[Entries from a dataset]
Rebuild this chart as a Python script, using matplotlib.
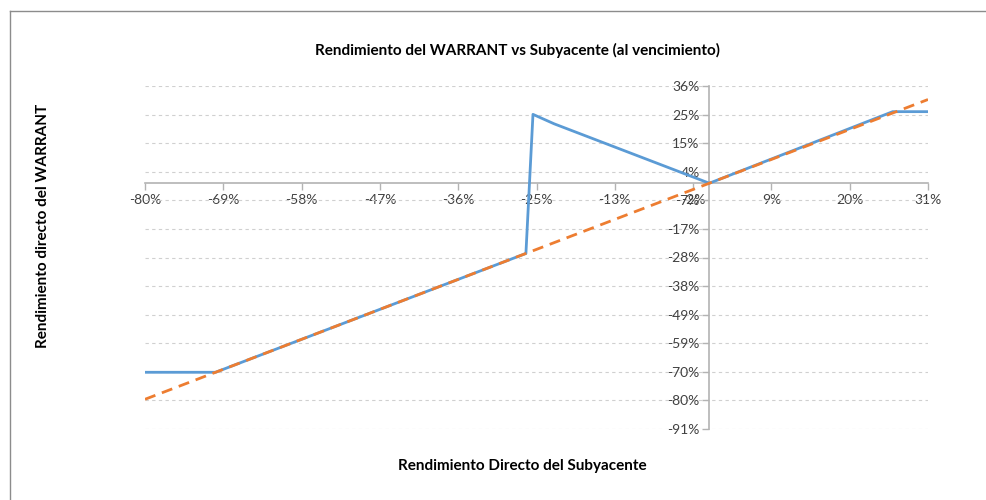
import numpy as np
import matplotlib
matplotlib.use("Agg")
import matplotlib.pyplot as plt
from matplotlib.lines import Line2D

# rendimiento del subyacente / warrant (puntos de quiebre)
warrant_x = [-0.80, -0.70, -0.26, -0.25, -0.22, -0.16, 0.00, 0.26, 0.31]
warrant_y = [-0.70, -0.70, -0.26, 0.255, 0.22, 0.16, 0.00, 0.265, 0.265]
sub_x = [-0.80, 0.31]
sub_y = [-0.80, 0.31]

x_ticks = np.linspace(-0.80, 0.31, 11)
x_labels = ["-80%", "-69%", "-58%", "-47%", "-36%", "-25%", "-13%", "-2%", "9%", "20%", "31%"]
y_ticks = np.linspace(-0.91, 0.36, 13)
y_labels = ["-91%", "-80%", "-70%", "-59%", "-49%", "-38%", "-28%", "-17%", "-7%",
            "4%", "15%", "25%", "36%"]

plt.rcParams["font.family"] = ["Lato", "DejaVu Sans"]

fig = plt.figure(figsize=(9.87, 5.0), dpi=100)
# borde del area del grafico (solo se ve arriba y a la izquierda)
bx, by = 9.5 / 987, 1 - 10.5 / 500
fig.add_artist(Line2D([bx, 1.0], [by, by], transform=fig.transFigure,
                      color="#8c8c8c", linewidth=1.0))
fig.add_artist(Line2D([bx, bx], [0.0, by], transform=fig.transFigure,
                      color="#8c8c8c", linewidth=1.0))

ax = fig.add_axes([145 / 987, 1 - 429 / 500, 783 / 987, 343 / 500])
ax.plot(warrant_x, warrant_y, color="#5B9BD5", linewidth=2.0, zorder=3)
ax.plot(sub_x, sub_y, color="#ED7D31", linewidth=2.0, dashes=(4, 2.5), zorder=4)

ax.set_xlim(-0.80, 0.31)
ax.set_ylim(-0.91, 0.36)
ax.set_xticks(x_ticks)
ax.set_xticklabels(x_labels)
ax.set_yticks(y_ticks)
ax.set_yticklabels(y_labels)

for s in ["top", "right"]:
    ax.spines[s].set_visible(False)
ax.spines["left"].set_position(("data", 0))
ax.spines["bottom"].set_position(("data", 0))
for s in ["left", "bottom"]:
    ax.spines[s].set_color("#b3b3b3")
    ax.spines[s].set_linewidth(1.2)
ax.tick_params(axis="both", colors="#b3b3b3", labelcolor="#404040",
               labelsize=10, length=5, width=1.0, direction="out")
ax.tick_params(axis="x", pad=3)
ax.tick_params(axis="y", pad=2)

ax.yaxis.grid(True, color="#d0d0d0", linestyle=(0, (3, 3)), linewidth=0.8)
ax.set_axisbelow(True)

fig.text(518 / 987, 1 - 50 / 500, "Rendimiento del WARRANT vs Subyacente (al vencimiento)",
         ha="center", va="center", fontsize=11, fontweight="bold")
fig.text(522 / 987, 1 - 466 / 500, "Rendimiento Directo del Subyacente",
         ha="center", va="center", fontsize=11, fontweight="bold")
fig.text(43 / 987, 1 - 226 / 500, "Rendimiento directo del WARRANT",
         ha="center", va="center", rotation=90, fontsize=11, fontweight="bold")

fig.savefig("out.png", dpi=100)
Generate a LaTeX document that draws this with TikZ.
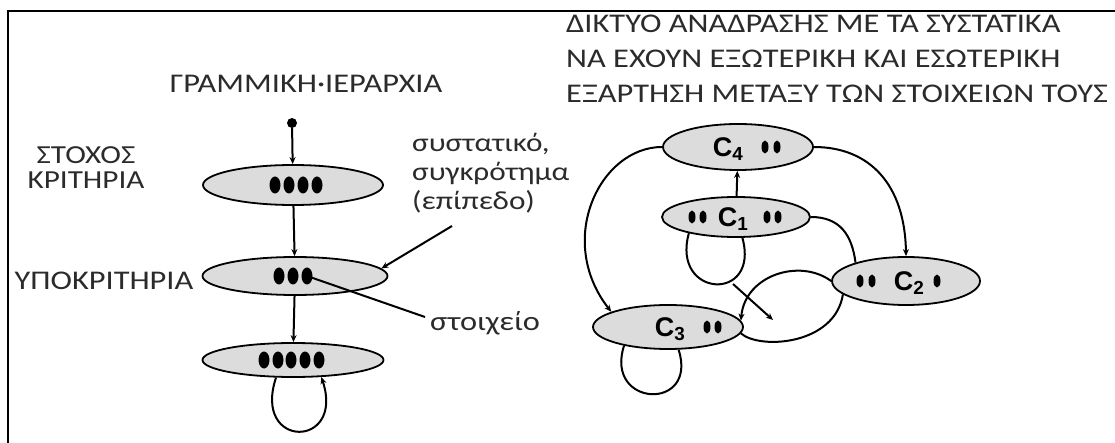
\documentclass[tikz,border=0pt]{standalone}
\usepackage{fontspec}
\setmainfont[FakeStretch=1.2]{Carlito}
\newfontfamily\labelsans{Liberation Sans}
\usetikzlibrary{arrows.meta,calc,positioning,shapes.geometric}
\definecolor{netInk}{HTML}{2B2B2B}
\definecolor{netFill}{HTML}{DCDCDC}
\tikzset{
  level/.style={ellipse, draw, line width=1.8pt, fill=netFill, inner sep=0pt},
  bigdot/.style={ellipse, fill=black, inner sep=0pt, minimum width=11pt, minimum height=17pt},
  smalldot/.style={ellipse, fill=black, inner sep=0pt, minimum width=7pt, minimum height=13pt},
  lbl/.style={text=netInk, font=\fontsize{27}{27}\selectfont, inner sep=0pt},
  clbl/.style={font=\labelsans\bfseries\fontsize{27}{28}\selectfont, inner sep=0pt},
  arr/.style={line width=2pt, -{Stealth[length=7pt,width=6pt]}},
  wire/.style={line width=2pt}
}

\begin{document}
\begin{tikzpicture}[x=1pt,y=-1pt]
    \useasboundingbox (0,0) rectangle (1115,443);
    \draw[line width=2.6pt] (8,443) -- (8,11) -- (1115,11);
    % linear hierarchy
    \node[lbl] (hiertitle) at (306,84) {ΓΡΑΜΜΙΚΗ·ΙΕΡΑΡΧΙΑ};
    \node[circle, fill=black, inner sep=0pt, minimum size=10pt] (top) at (292,123) {};
    \node[level, minimum width=180pt, minimum height=40pt] (goal) at (293,185) {};
    \node[level, minimum width=185pt, minimum height=38pt] (sub) at (295,276) {};
    \node[level, minimum width=181pt, minimum height=34pt] (alt) at (293,360) {};
    \foreach \x [count=\i] in {275,289,303,317} \node[bigdot] (goal-\i) at (\x,185) {};
    \foreach \x [count=\i] in {279,293,307} \node[bigdot] (sub-\i) at (\x,276) {};
    \foreach \x [count=\i] in {264,278,291,305,319} \node[bigdot] (alt-\i) at (\x,360) {};
    \draw[arr] (top) -- (goal);
    \draw[arr] (goal) -- (sub);
    \draw[arr] (sub) -- (alt);
    \draw[arr] (alt.226) .. controls +(-24,72) and +(24,72) .. (alt.329);
    \node[lbl, align=center, font=\fontsize{26}{25}\selectfont] (goaltxt) at (86,168) {ΣΤΟΧΟΣ\\ΚΡΙΤΗΡΙΑ};
    \node[lbl] (subtxt) at (104,281) {ΥΠΟΚΡΙΤΗΡΙΑ};
    \node[lbl, align=left, anchor=north west, font=\fontsize{26}{29}\selectfont] (lvltxt) at (412,133) {συστατικό,\\συγκρότημα\\(επίπεδο)};
    \node[lbl, anchor=base west] (elemtxt) at (430,330) {στοιχείο};
    \coordinate (lvlnote) at (452,226);
    \coordinate (elemnote) at (425,317);
    \draw[arr] (lvlnote) -- (sub.5);
    \draw[wire] (sub-3.center) -- (elemnote);
    % feedback network
    \node[lbl, align=left, anchor=north west, font=\fontsize{27}{35}\selectfont] (nettitle) at (566,15) {ΔΙΚΤΥΟ ΑΝΑΔΡΑΣΗΣ ΜΕ ΤΑ ΣΥΣΤΑΤΙΚΑ\\ΝΑ ΕΧΟΥΝ ΕΞΩΤΕΡΙΚΗ ΚΑΙ ΕΣΩΤΕΡΙΚΗ\\ΕΞΑΡΤΗΣΗ ΜΕΤΑΞΥ ΤΩΝ ΣΤΟΙΧΕΙΩΝ ΤΟΥΣ};
    \node[level, minimum width=150pt, minimum height=46pt] (c4) at (738,147) {};
    \node[level, minimum width=148pt, minimum height=40pt] (c1) at (736,217) {};
    \node[level, minimum width=148pt, minimum height=48pt] (c2) at (906,281) {};
    \node[level, minimum width=150pt, minimum height=44pt] (c3) at (668,327) {};
    \node[clbl] (c4txt) at (728,149) {C\textsubscript{4}};
    \node[clbl] (c1txt) at (733,219) {C\textsubscript{1}};
    \node[clbl] (c2txt) at (909,283) {C\textsubscript{2}};
    \node[clbl] (c3txt) at (670,329) {C\textsubscript{3}};
    \foreach \x in {765,777} \node[smalldot] at (\x,147) {};
    \foreach \x in {692,703,767,778} \node[smalldot] at (\x,217) {};
    \foreach \x in {860,872,937} \node[smalldot] at (\x,281) {};
    \foreach \x in {707,718} \node[smalldot] at (\x,327) {};
    \draw[arr] (c1) -- (c4);
    \draw[arr] (c4.west) .. controls (600,147) and (555,240) .. (c3.165);
    \draw[arr] (c4.east) .. controls (870,147) and (905,185) .. (c2.north);
    \draw[wire] (c1.east) .. controls (840,217) and (852,235) .. (c2.160);
    \draw[wire] (c1.199) .. controls +(-18,65) and +(18,65) .. (c1.287);
    \draw[wire] (c3.203) .. controls +(-20,62) and +(20,62) .. (c3.295);
    \draw[arr] (c2.west) .. controls (800,258) and (745,275) .. (c3.5);
    \draw[wire] (c2.192) .. controls (835,345) and (760,350) .. (c3.-5);
    \coordinate (crossA) at (733,284);
    \coordinate (crossB) at (773,320);
    \draw[arr] (crossA) -- (crossB);
\end{tikzpicture}
\end{document}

### Short exercise
Copy out each line in the preceding records that contains "matplotlib".

### Answer for this exercise
Rebuild this chart as a Python script, using matplotlib.
import matplotlib
matplotlib.use("Agg")
import matplotlib.pyplot as plt
from matplotlib.lines import Line2D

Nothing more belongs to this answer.